Uno de los peligros de la soledad es acabar creyéndote tus propias mentiras. Es cierto, no hace falta estar solo o sola para que nos creamos muchas cosas que no somos y que no nos han pasado, pero cuando socializamos, estamos constantemente poniéndonos ante un espejo, recalculando nuestro yo, además de enriqueciéndonos con las experiencias ajenas. Esto, sin darnos cuenta, nos aporta una nueva perspectiva sobre nuestra vida y sobre lo que nos sucede que nos ayuda a recolocarnos. De alguna manera, dejamos por un momento de alimentar en soledad nuestras supuestas grandes verdades, nuestros terribles miedos, nuestros incómodos fantasmas, como se alimenta a un hámster en su caja de cartón.

Las relaciones no siempre son fáciles, pero son imprescindibles para evitar que nos mareemos con nuestras obsesiones y nos atormentemos con nuestras pesadillas. Las amistades están ahí para que te veas desde fuera, para que sientas que lo que te pasa no te pasa solo a ti, para decirte lo que necesitabas escuchar, y, sobre todo, para decirte la verdad, a pesar de que muchas veces sea incómoda. Esa verdad que no se atreven a decirte quienes no son tus amigos o amigas.

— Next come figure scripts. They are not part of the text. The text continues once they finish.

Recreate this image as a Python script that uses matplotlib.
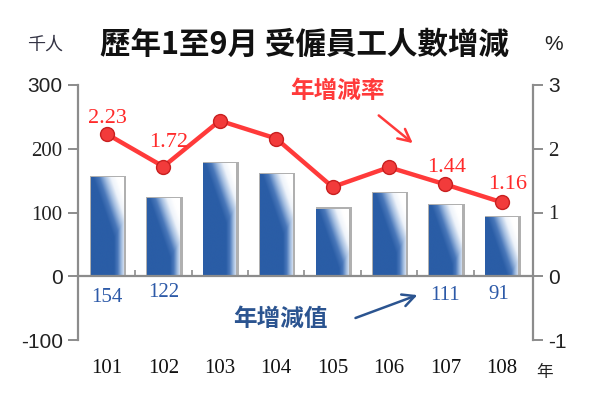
import numpy as np
import matplotlib
matplotlib.use('Agg')
import matplotlib.pyplot as plt
from matplotlib.colors import LinearSegmentedColormap

years = ['101', '102', '103', '104', '105', '106', '107', '108']
change_k = [154, 122, 176, 159, 105, 129, 111, 91]      # 年增減值 (千人)
rate_pct = [2.23, 1.72, 2.44, 2.16, 1.40, 1.71, 1.44, 1.16]  # 年增減率 (%)
labeled = [0, 1, 6, 7]   # 只有這幾年標數字

cjk = ['Noto Sans CJK TC', 'DejaVu Sans']
serif = 'Liberation Serif'
sans = 'Liberation Sans'
gray = '#8C8C8C'

fig = plt.figure(figsize=(6, 4), dpi=100)
ax = fig.add_axes([0.13, 0.15, 0.758, 0.6375])
ax2 = ax.twinx()

x = np.arange(len(years))
w = 0.58

# 長條: 灰色陰影 + 漸層
ax.bar(x + 0.02, np.array(change_k) + 3, width=w + 0.06, color='#B0B0B0', zorder=1)
cmap = LinearSegmentedColormap.from_list('bar', ['#2A5DA6', '#4A78BA', '#A3BDE0', '#EEF3FA', '#FFFFFF'])
u = np.linspace(0, 1, 80)
bar_px = 33.0   # 長條寬 (像素)
px_per_unit = 0.64
for xi, h in zip(x, change_k):
    yy = np.linspace(0, h, 300)
    U, Y = np.meshgrid(u, yy)
    depth = (h - Y) * px_per_unit
    diag = np.clip((U * bar_px - 2 - depth * 0.35) / 24.0, 0, 1)
    edge = np.clip((U - 0.7) / 0.3, 0, 1) * 0.65
    t = np.maximum(diag, edge)
    ax.imshow(t, cmap=cmap, vmin=0, vmax=1, origin='lower', aspect='auto',
              extent=[xi - w / 2, xi + w / 2, 0, h], zorder=2, interpolation='bilinear')

ax.set_xlim(-0.514, 7.55)
ax.set_ylim(-100, 300)
ax.set_yticks([-100, 0, 100, 200, 300])
ax.axhline(0, color=gray, lw=1.6, zorder=3)
ax.vlines(x[:-1] + 0.5, 0, 10, color=gray, lw=1.2, zorder=3)

for s in ['top', 'bottom', 'right']:
    ax.spines[s].set_visible(False)
ax.spines['left'].set_color(gray)
ax.spines['left'].set_linewidth(1.6)
ax.tick_params(axis='y', colors=gray, length=7, width=1.4, labelcolor='#222222', pad=4)
ax.set_xticks(x)
ax.set_xticklabels(years, fontsize=15, family=serif, color='#111111')
ax.tick_params(axis='x', length=0, pad=14)

# 折線
ax2.plot(x, rate_pct, color='#FF3A3A', lw=3.2, marker='o', ms=10,
         mfc='#F23B3B', mec='#C82020', mew=1.0, zorder=5)
ax2.set_ylim(-1, 3)
ax2.set_yticks([-1, 0, 1, 2, 3])
for s in ['top', 'bottom', 'left']:
    ax2.spines[s].set_visible(False)
ax2.spines['right'].set_color(gray)
ax2.spines['right'].set_linewidth(1.6)
ax2.tick_params(axis='y', colors=gray, length=7, width=1.4, labelcolor='#222222', pad=4)

# 刻度字型 (原圖混用襯線與無襯線)
ax.set_yticklabels([str(int(v)) for v in ax.get_yticks()])
ax2.set_yticklabels([str(int(v)) for v in ax2.get_yticks()])
for axis_, sans_vals in [(ax, ['300', '0', '-100']), (ax2, ['3', '0', '-1'])]:
    for lab in axis_.get_yticklabels():
        lab.set_family(sans if lab.get_text() in sans_vals else serif)
        lab.set_fontsize(15)

# 數字標籤
rate_off = {0: (0, 11), 1: (4, 17), 6: (1, 12), 7: (4, 13)}
bar_off = {0: (0, -15), 1: (0, -12), 6: (0, -14), 7: (-2, -13)}
for i in labeled:
    ax2.annotate(f'{rate_pct[i]:.2f}', (x[i], rate_pct[i]), xytext=rate_off[i],
                 textcoords='offset points', ha='center', va='center',
                 fontsize=16, family=serif, color='#FF2A2A', zorder=6)
    ax.annotate(f'{change_k[i]}', (x[i], 0), xytext=bar_off[i],
                textcoords='offset points', ha='center', va='center',
                fontsize=15, family=serif, color='#2D5AA8')

ax2.text(4.09, 2.91, '年增減率', fontsize=17, family=cjk, color='#FF3A3A',
         ha='center', va='center', fontweight='bold')
ax2.annotate('', xy=(5.46, 2.06), xytext=(4.78, 2.55),
             arrowprops=dict(arrowstyle='->', color='#FF3A3A', lw=1.8, mutation_scale=22))
ax.text(3.07, -67, '年增減值', fontsize=17, family=cjk, color='#2B5490',
        ha='center', va='center', fontweight='bold')
ax.annotate('', xy=(5.55, -28), xytext=(4.36, -67),
            arrowprops=dict(arrowstyle='->', color='#2B5490', lw=1.8, mutation_scale=22))

# 標題與單位
fig.text(0.508, 0.8875, '歷年1至9月 受僱員工人數增減', fontsize=22, family=cjk,
         fontweight='bold', ha='center', va='center', color='#111111')
fig.text(0.075, 0.8875, '千人', fontsize=13, family=cjk, ha='center', va='center', color='#333344')
fig.text(0.922, 0.8875, '%', fontsize=15, family=sans, ha='center', va='center', color='#222222')
fig.text(0.908, 0.07, '年', fontsize=12, family=cjk, ha='center', va='center', color='#222222')

fig.savefig('out.png', dpi=100)
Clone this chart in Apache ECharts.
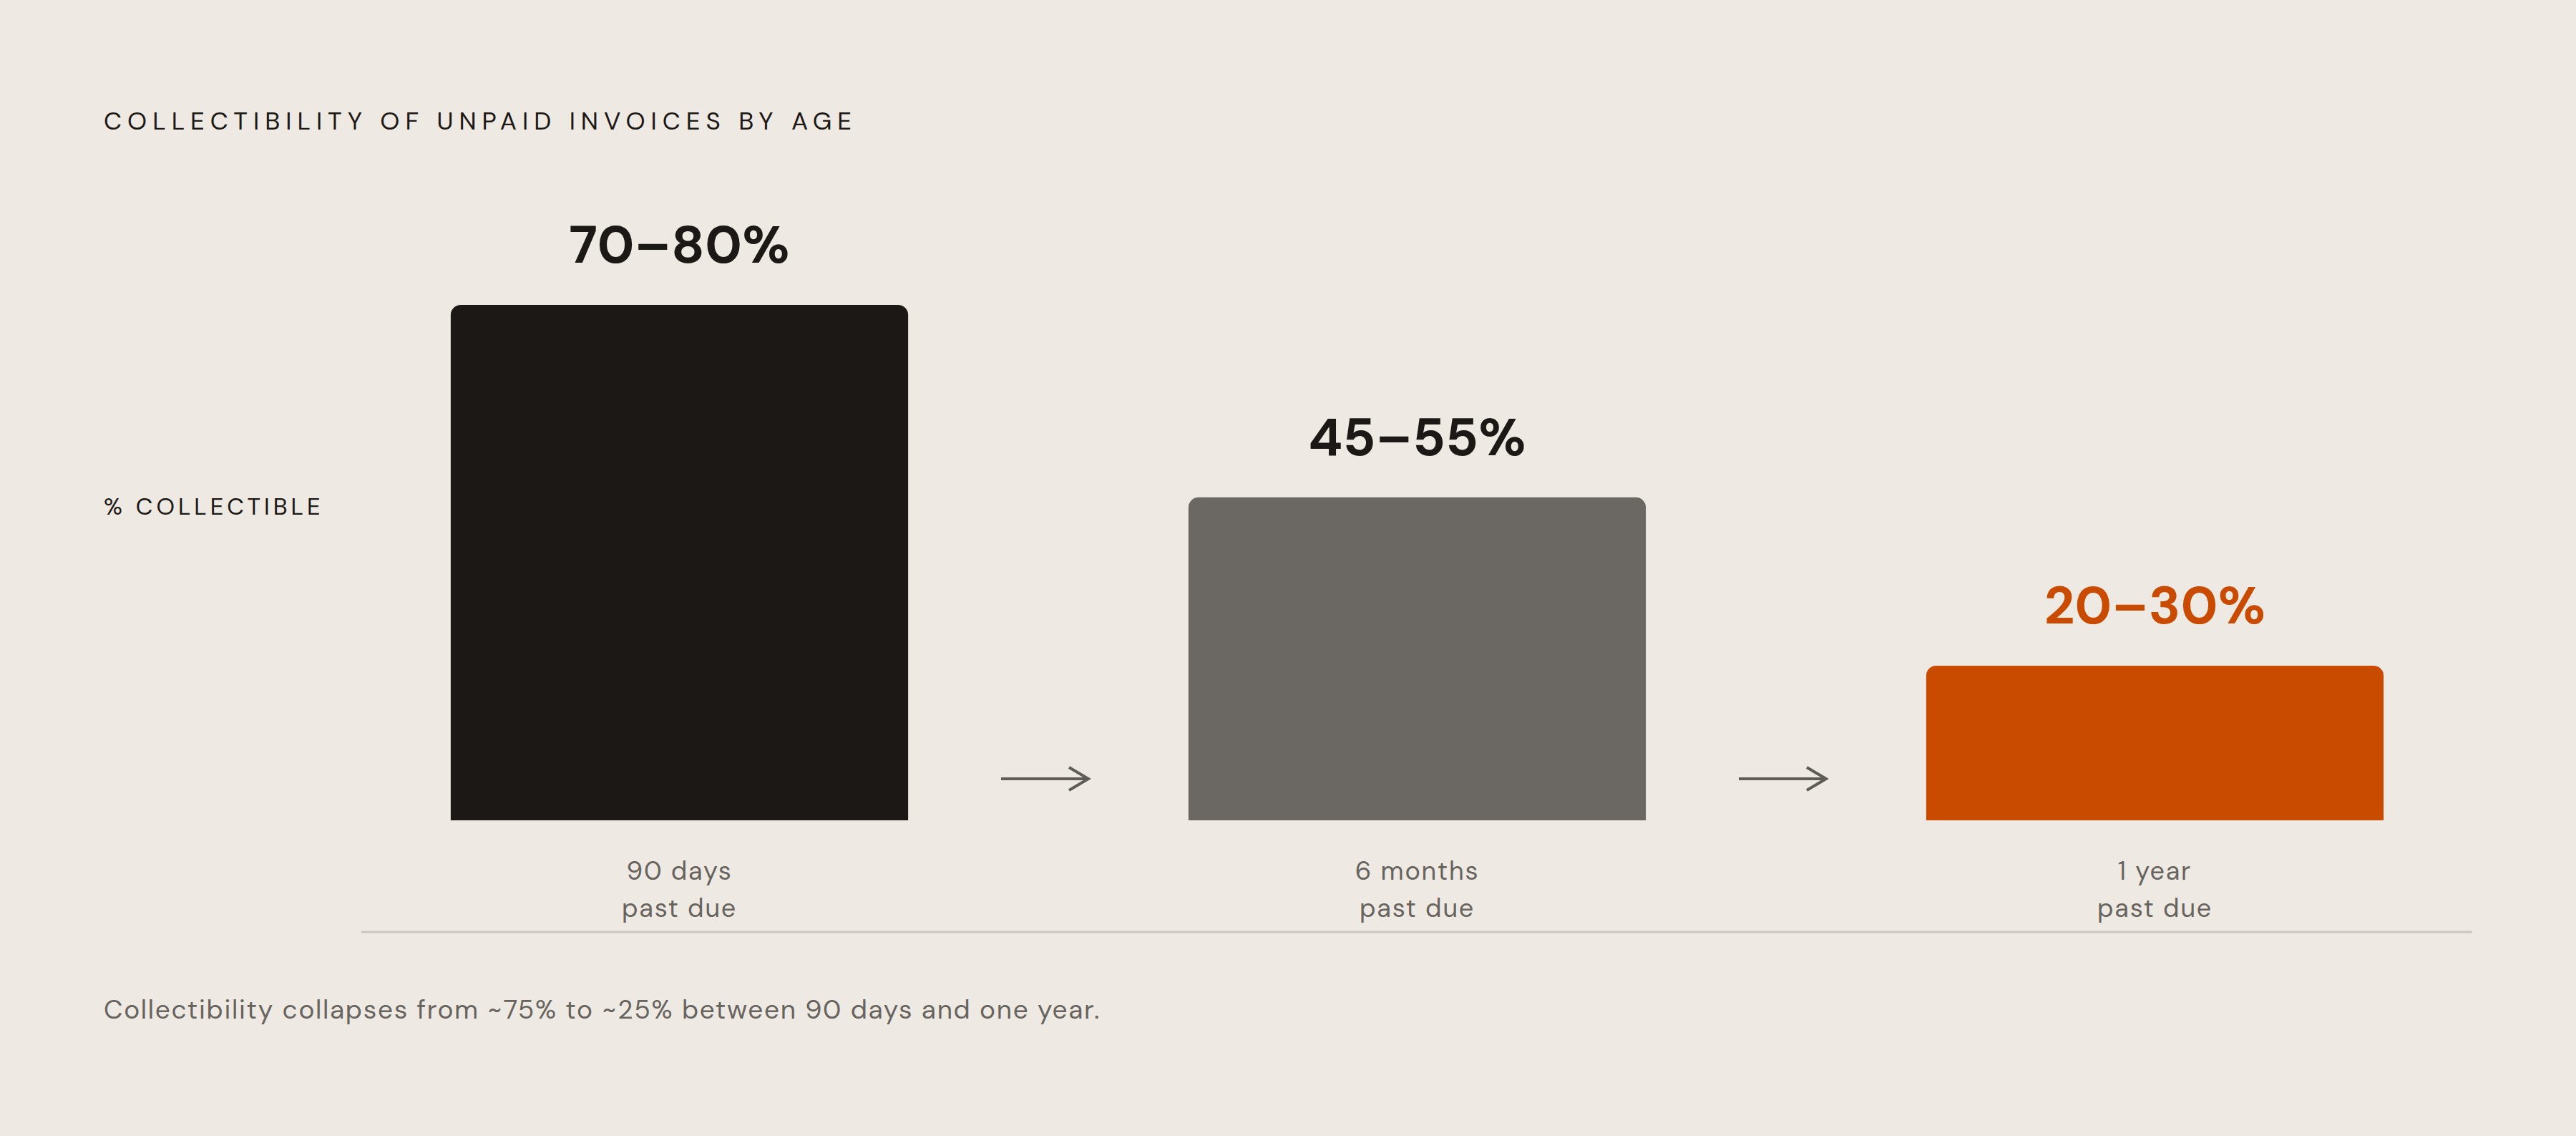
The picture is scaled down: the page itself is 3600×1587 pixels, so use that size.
<!DOCTYPE html>
<html>
<head>
<meta charset="utf-8">
<script src="https://cdn.jsdelivr.net/npm/echarts@6/dist/echarts.min.js"></script>
<style>
  html, body { margin: 0; padding: 0; background: #eeeae3; }
  #chart { width: 3600px; height: 1587px; }
</style>
</head>
<body>
<div id="chart"></div>
<script>
// data
var categories = ['90 days\npast due', '6 months\npast due', '1 year\npast due'];
var collectible = [75, 47, 22.5];          // bar heights, % collectible
var rangeLabels = ['70–80%', '45–55%', '20–30%'];
var barColors = ['#1c1815', '#6b6762', '#c84b00'];
var labelColors = ['#1c1815', '#1c1815', '#c84b00'];

var FONT = "'DM Sans', Inter, sans-serif";
var TITLE = 'COLLECTIBILITY OF UNPAID INVOICES BY AGE';
var Y_CAPTION = '% COLLECTIBLE';
var FOOTNOTE = 'Collectibility collapses from ~75% to ~25% between 90 days and one year.';

// svg renderer so the tracked caps can get letter-spacing
var chart = echarts.init(document.getElementById('chart'), null, { renderer: 'svg' });

var option = {
  backgroundColor: '#eeeae3',
  animation: false,
  title: {
    text: TITLE,
    left: 145,
    top: 151,
    padding: 0,
    textStyle: {
      fontFamily: FONT,
      fontSize: 35,
      fontWeight: 400,
      lineHeight: 35,
      color: '#1c1815'
    }
  },
  grid: {
    left: 434,
    right: 73,
    top: 186,
    bottom: 441
  },
  xAxis: {
    type: 'category',
    data: categories,
    axisLine: { show: false },
    axisTick: { show: false },
    axisLabel: {
      margin: 44,
      fontFamily: FONT,
      fontSize: 36,
      lineHeight: 52,
      color: '#67635e'
    }
  },
  yAxis: {
    type: 'value',
    min: 0,
    max: 100,
    show: false
  },
  series: [
    {
      type: 'bar',
      barWidth: '62%',
      data: collectible.map(function (v, i) {
        return {
          value: v,
          itemStyle: { color: barColors[i] },
          label: { color: labelColors[i] }
        };
      }),
      itemStyle: {
        borderRadius: [14, 14, 0, 0]
      },
      label: {
        show: true,
        position: 'top',
        distance: 47,
        fontFamily: FONT,
        fontSize: 74,
        fontWeight: 700,
        lineHeight: 74,
        formatter: function (p) {
          return rangeLabels[p.dataIndex];
        }
      }
    }
  ]
};

chart.setOption(option);

// decorations: y-axis caption, baseline rule, arrows between bars, footnote
var arrowY = 1088;
var graphics = [
  {
    type: 'text',
    left: 145,
    top: 691,
    style: {
      text: Y_CAPTION,
      fontFamily: FONT,
      fontSize: 33,
      fill: '#1c1815'
    }
  },
  {
    type: 'line',
    shape: { x1: 505, y1: 1302, x2: 3455, y2: 1302 },
    style: { stroke: '#cbc6bf', lineWidth: 3 }
  },
  {
    type: 'text',
    left: 145,
    top: 1391,
    style: {
      text: FOOTNOTE,
      fontFamily: FONT,
      fontSize: 37,
      fill: '#67635e'
    }
  }
];

for (var i = 0; i < categories.length - 1; i++) {
  var xa = chart.convertToPixel({ xAxisIndex: 0 }, i);
  var xb = chart.convertToPixel({ xAxisIndex: 0 }, i + 1);
  var mid = (xa + xb) / 2 - 5;
  var x1 = mid - 61, x2 = mid + 61;
  graphics.push({
    type: 'polyline',
    shape: { points: [[x1, arrowY], [x2, arrowY]] },
    style: { stroke: '#5f5c58', lineWidth: 4, fill: null }
  });
  graphics.push({
    type: 'polyline',
    shape: { points: [[x2 - 27, arrowY - 16], [x2, arrowY], [x2 - 27, arrowY + 16]] },
    style: { stroke: '#5f5c58', lineWidth: 4, fill: null }
  });
}

chart.setOption({ graphic: graphics });

// letter-spacing per text (px)
var spacing = {};
spacing[TITLE] = '8px';
spacing[Y_CAPTION] = '5px';
spacing[FOOTNOTE] = '1.7px';
['90 days', '6 months', '1 year', 'past due'].forEach(function (t) { spacing[t] = '1.8px'; });

function applySpacing() {
  var texts = document.querySelectorAll('#chart text');
  for (var k = 0; k < texts.length; k++) {
    var s = spacing[texts[k].textContent];
    if (s) texts[k].style.letterSpacing = s;
  }
}
chart.getZr().refreshImmediately();
applySpacing();
chart.on('finished', applySpacing);
</script>
</body>
</html>
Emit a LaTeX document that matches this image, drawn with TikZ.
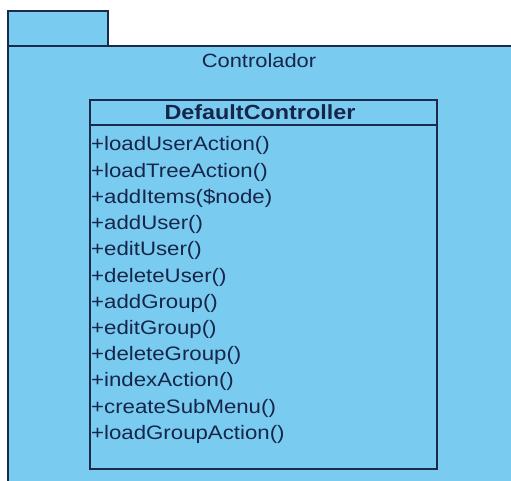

Esta semana una gran amiga me ha hecho llegar una frase de Montaigne que me ha hecho pensar en todo esto: “Mi vida ha estado llena de terribles desgracias… la mayoría de las cuales nunca sucedieron”. Sin duda, las amigas tienen un sexto sentido y saben qué necesitas en cada momento. Están ahí para ponerte en tu sitio, para que no acabes como el ratoncito dando vueltas dentro de una caja, para ampliar tu mundo, para ver lo que sientes desde distintas miradas y para disolver con risas o con llantos tus obsesiones, miedos y “terribles desgracias”. Sobre todo, para advertirte, como lo hizo Montaigne hace mucho tiempo, que algunas de ellas solo han sucedido, de momento, en tu cabeza.